** START RAW RECORDS **

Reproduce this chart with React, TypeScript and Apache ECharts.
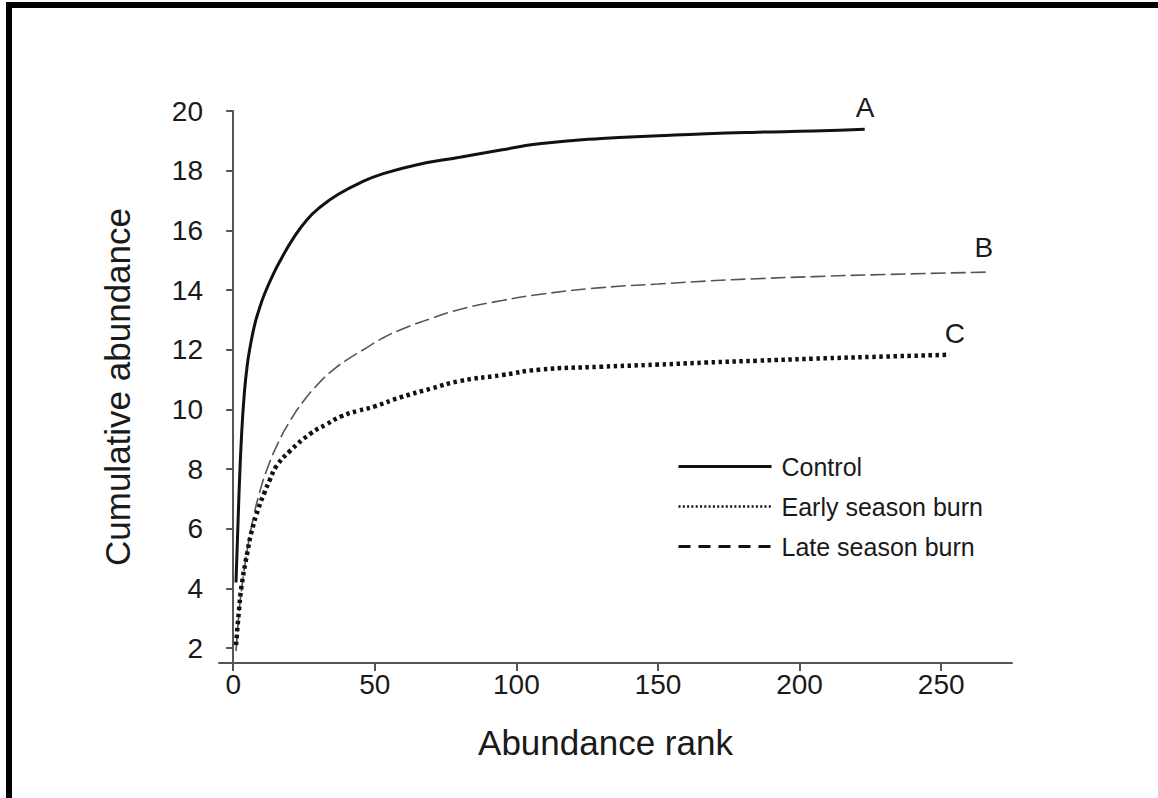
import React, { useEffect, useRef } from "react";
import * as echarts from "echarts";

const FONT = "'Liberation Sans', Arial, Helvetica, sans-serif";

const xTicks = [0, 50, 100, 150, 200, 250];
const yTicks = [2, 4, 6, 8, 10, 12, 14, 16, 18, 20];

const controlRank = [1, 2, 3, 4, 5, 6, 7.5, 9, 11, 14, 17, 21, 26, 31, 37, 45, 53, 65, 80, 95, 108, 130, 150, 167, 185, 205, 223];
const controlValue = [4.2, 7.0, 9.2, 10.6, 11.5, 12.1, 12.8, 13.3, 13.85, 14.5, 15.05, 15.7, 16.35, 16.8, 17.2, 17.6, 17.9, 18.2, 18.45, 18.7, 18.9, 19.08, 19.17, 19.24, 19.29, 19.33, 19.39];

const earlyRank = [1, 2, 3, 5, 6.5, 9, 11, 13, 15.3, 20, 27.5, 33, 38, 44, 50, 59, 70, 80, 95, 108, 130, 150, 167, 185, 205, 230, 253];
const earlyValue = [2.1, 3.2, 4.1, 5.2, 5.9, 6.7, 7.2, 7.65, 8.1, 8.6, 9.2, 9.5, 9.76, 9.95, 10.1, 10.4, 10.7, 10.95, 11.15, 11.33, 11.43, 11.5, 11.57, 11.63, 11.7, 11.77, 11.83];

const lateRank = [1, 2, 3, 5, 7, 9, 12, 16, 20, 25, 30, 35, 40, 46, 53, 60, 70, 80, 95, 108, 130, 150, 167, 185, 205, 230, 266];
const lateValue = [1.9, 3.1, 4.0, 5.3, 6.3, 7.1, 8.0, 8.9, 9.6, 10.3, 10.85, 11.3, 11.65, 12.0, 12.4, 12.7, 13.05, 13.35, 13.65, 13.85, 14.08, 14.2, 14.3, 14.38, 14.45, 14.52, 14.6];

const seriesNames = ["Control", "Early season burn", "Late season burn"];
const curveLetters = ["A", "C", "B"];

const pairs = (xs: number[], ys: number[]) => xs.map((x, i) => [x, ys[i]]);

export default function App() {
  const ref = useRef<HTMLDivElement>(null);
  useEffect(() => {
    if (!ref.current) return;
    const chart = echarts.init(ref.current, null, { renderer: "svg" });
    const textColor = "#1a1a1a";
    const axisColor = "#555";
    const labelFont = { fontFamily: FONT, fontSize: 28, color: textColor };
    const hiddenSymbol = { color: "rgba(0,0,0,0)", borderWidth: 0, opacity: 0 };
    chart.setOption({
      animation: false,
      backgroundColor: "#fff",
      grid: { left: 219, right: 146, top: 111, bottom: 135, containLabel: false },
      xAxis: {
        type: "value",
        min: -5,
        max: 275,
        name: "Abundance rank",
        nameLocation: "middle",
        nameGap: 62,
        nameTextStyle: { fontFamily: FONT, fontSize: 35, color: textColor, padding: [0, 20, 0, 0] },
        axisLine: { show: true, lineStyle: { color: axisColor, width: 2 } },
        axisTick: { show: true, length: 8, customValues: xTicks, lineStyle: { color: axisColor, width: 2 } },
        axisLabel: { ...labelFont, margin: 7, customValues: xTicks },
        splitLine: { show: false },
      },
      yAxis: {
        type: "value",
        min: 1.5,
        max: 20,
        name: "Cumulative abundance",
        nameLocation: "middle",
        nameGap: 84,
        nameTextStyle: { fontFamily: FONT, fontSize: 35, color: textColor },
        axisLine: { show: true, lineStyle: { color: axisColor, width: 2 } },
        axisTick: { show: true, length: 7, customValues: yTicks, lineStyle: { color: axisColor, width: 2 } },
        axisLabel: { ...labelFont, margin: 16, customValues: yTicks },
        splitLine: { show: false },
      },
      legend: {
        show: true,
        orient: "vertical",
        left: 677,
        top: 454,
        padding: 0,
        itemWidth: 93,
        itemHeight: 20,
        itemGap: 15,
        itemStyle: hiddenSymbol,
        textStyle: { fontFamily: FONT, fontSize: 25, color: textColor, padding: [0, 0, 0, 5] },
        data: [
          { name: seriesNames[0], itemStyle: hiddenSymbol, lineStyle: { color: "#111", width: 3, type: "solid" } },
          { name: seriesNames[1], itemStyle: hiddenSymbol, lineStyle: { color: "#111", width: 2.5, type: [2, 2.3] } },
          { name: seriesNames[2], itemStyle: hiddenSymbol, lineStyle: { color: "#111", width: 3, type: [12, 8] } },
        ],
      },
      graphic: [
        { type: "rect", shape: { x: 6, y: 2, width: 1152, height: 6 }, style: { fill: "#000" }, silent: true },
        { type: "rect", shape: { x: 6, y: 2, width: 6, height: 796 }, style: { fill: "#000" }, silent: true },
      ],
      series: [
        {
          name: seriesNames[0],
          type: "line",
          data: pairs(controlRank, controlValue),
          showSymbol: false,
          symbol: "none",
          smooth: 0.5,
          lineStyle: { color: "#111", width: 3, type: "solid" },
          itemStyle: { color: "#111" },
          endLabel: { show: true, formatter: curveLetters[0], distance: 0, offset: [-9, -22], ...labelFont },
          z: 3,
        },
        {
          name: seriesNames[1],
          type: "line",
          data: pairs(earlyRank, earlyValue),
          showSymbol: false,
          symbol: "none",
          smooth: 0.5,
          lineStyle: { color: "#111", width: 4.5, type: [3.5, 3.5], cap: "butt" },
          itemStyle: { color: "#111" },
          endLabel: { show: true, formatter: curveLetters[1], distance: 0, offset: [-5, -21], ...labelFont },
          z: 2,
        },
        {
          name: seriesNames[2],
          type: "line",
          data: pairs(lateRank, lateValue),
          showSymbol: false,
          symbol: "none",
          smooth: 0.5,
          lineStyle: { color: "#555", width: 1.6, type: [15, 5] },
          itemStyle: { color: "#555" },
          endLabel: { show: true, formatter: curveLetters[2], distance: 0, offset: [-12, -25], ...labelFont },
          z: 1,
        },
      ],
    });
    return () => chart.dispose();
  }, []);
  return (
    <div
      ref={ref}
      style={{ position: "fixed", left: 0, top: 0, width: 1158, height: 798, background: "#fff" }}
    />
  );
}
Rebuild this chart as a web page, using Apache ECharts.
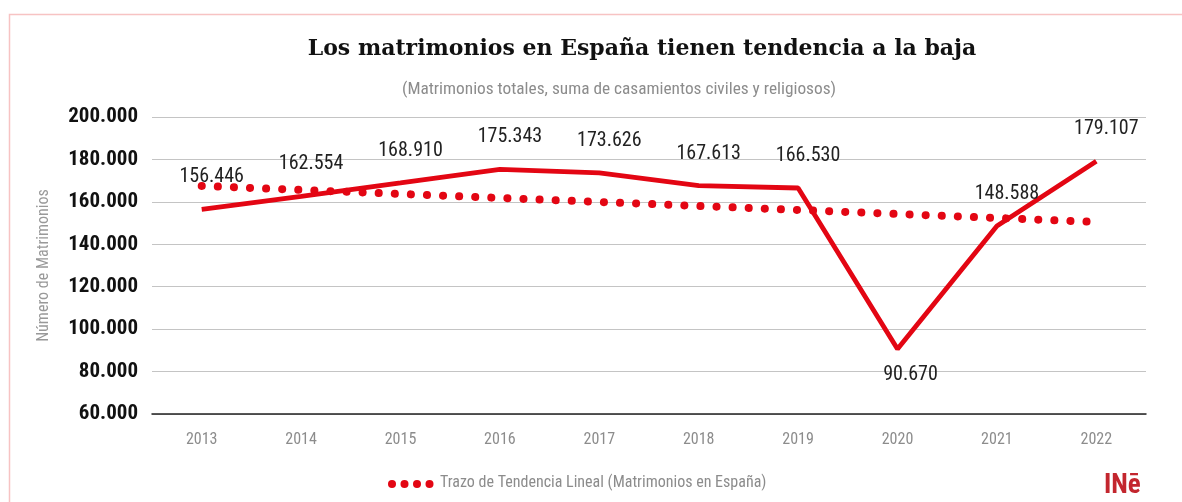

** END RAW RECORDS **

*TO BE DONE*.
From the listing, extract all text exactly as given and drop any picture.

*RESPONSE FOR THIS EXERCISE*.
Reproduce this chart with React, TypeScript and Apache ECharts.
import React, { useEffect, useRef } from "react";
import * as echarts from "echarts";

const FONT = "'Liberation Sans', Arial, Helvetica, sans-serif";

const xTicks = [0, 50, 100, 150, 200, 250];
const yTicks = [2, 4, 6, 8, 10, 12, 14, 16, 18, 20];

const controlRank = [1, 2, 3, 4, 5, 6, 7.5, 9, 11, 14, 17, 21, 26, 31, 37, 45, 53, 65, 80, 95, 108, 130, 150, 167, 185, 205, 223];
const controlValue = [4.2, 7.0, 9.2, 10.6, 11.5, 12.1, 12.8, 13.3, 13.85, 14.5, 15.05, 15.7, 16.35, 16.8, 17.2, 17.6, 17.9, 18.2, 18.45, 18.7, 18.9, 19.08, 19.17, 19.24, 19.29, 19.33, 19.39];

const earlyRank = [1, 2, 3, 5, 6.5, 9, 11, 13, 15.3, 20, 27.5, 33, 38, 44, 50, 59, 70, 80, 95, 108, 130, 150, 167, 185, 205, 230, 253];
const earlyValue = [2.1, 3.2, 4.1, 5.2, 5.9, 6.7, 7.2, 7.65, 8.1, 8.6, 9.2, 9.5, 9.76, 9.95, 10.1, 10.4, 10.7, 10.95, 11.15, 11.33, 11.43, 11.5, 11.57, 11.63, 11.7, 11.77, 11.83];

const lateRank = [1, 2, 3, 5, 7, 9, 12, 16, 20, 25, 30, 35, 40, 46, 53, 60, 70, 80, 95, 108, 130, 150, 167, 185, 205, 230, 266];
const lateValue = [1.9, 3.1, 4.0, 5.3, 6.3, 7.1, 8.0, 8.9, 9.6, 10.3, 10.85, 11.3, 11.65, 12.0, 12.4, 12.7, 13.05, 13.35, 13.65, 13.85, 14.08, 14.2, 14.3, 14.38, 14.45, 14.52, 14.6];

const seriesNames = ["Control", "Early season burn", "Late season burn"];
const curveLetters = ["A", "C", "B"];

const pairs = (xs: number[], ys: number[]) => xs.map((x, i) => [x, ys[i]]);

export default function App() {
  const ref = useRef<HTMLDivElement>(null);
  useEffect(() => {
    if (!ref.current) return;
    const chart = echarts.init(ref.current, null, { renderer: "svg" });
    const textColor = "#1a1a1a";
    const axisColor = "#555";
    const labelFont = { fontFamily: FONT, fontSize: 28, color: textColor };
    const hiddenSymbol = { color: "rgba(0,0,0,0)", borderWidth: 0, opacity: 0 };
    chart.setOption({
      animation: false,
      backgroundColor: "#fff",
      grid: { left: 219, right: 146, top: 111, bottom: 135, containLabel: false },
      xAxis: {
        type: "value",
        min: -5,
        max: 275,
        name: "Abundance rank",
        nameLocation: "middle",
        nameGap: 62,
        nameTextStyle: { fontFamily: FONT, fontSize: 35, color: textColor, padding: [0, 20, 0, 0] },
        axisLine: { show: true, lineStyle: { color: axisColor, width: 2 } },
        axisTick: { show: true, length: 8, customValues: xTicks, lineStyle: { color: axisColor, width: 2 } },
        axisLabel: { ...labelFont, margin: 7, customValues: xTicks },
        splitLine: { show: false },
      },
      yAxis: {
        type: "value",
        min: 1.5,
        max: 20,
        name: "Cumulative abundance",
        nameLocation: "middle",
        nameGap: 84,
        nameTextStyle: { fontFamily: FONT, fontSize: 35, color: textColor },
        axisLine: { show: true, lineStyle: { color: axisColor, width: 2 } },
        axisTick: { show: true, length: 7, customValues: yTicks, lineStyle: { color: axisColor, width: 2 } },
        axisLabel: { ...labelFont, margin: 16, customValues: yTicks },
        splitLine: { show: false },
      },
      legend: {
        show: true,
        orient: "vertical",
        left: 677,
        top: 454,
        padding: 0,
        itemWidth: 93,
        itemHeight: 20,
        itemGap: 15,
        itemStyle: hiddenSymbol,
        textStyle: { fontFamily: FONT, fontSize: 25, color: textColor, padding: [0, 0, 0, 5] },
        data: [
          { name: seriesNames[0], itemStyle: hiddenSymbol, lineStyle: { color: "#111", width: 3, type: "solid" } },
          { name: seriesNames[1], itemStyle: hiddenSymbol, lineStyle: { color: "#111", width: 2.5, type: [2, 2.3] } },
          { name: seriesNames[2], itemStyle: hiddenSymbol, lineStyle: { color: "#111", width: 3, type: [12, 8] } },
        ],
      },
      graphic: [
        { type: "rect", shape: { x: 6, y: 2, width: 1152, height: 6 }, style: { fill: "#000" }, silent: true },
        { type: "rect", shape: { x: 6, y: 2, width: 6, height: 796 }, style: { fill: "#000" }, silent: true },
      ],
      series: [
        {
          name: seriesNames[0],
          type: "line",
          data: pairs(controlRank, controlValue),
          showSymbol: false,
          symbol: "none",
          smooth: 0.5,
          lineStyle: { color: "#111", width: 3, type: "solid" },
          itemStyle: { color: "#111" },
          endLabel: { show: true, formatter: curveLetters[0], distance: 0, offset: [-9, -22], ...labelFont },
          z: 3,
        },
        {
          name: seriesNames[1],
          type: "line",
          data: pairs(earlyRank, earlyValue),
          showSymbol: false,
          symbol: "none",
          smooth: 0.5,
          lineStyle: { color: "#111", width: 4.5, type: [3.5, 3.5], cap: "butt" },
          itemStyle: { color: "#111" },
          endLabel: { show: true, formatter: curveLetters[1], distance: 0, offset: [-5, -21], ...labelFont },
          z: 2,
        },
        {
          name: seriesNames[2],
          type: "line",
          data: pairs(lateRank, lateValue),
          showSymbol: false,
          symbol: "none",
          smooth: 0.5,
          lineStyle: { color: "#555", width: 1.6, type: [15, 5] },
          itemStyle: { color: "#555" },
          endLabel: { show: true, formatter: curveLetters[2], distance: 0, offset: [-12, -25], ...labelFont },
          z: 1,
        },
      ],
    });
    return () => chart.dispose();
  }, []);
  return (
    <div
      ref={ref}
      style={{ position: "fixed", left: 0, top: 0, width: 1158, height: 798, background: "#fff" }}
    />
  );
}
Rebuild this chart as a web page, using Apache ECharts.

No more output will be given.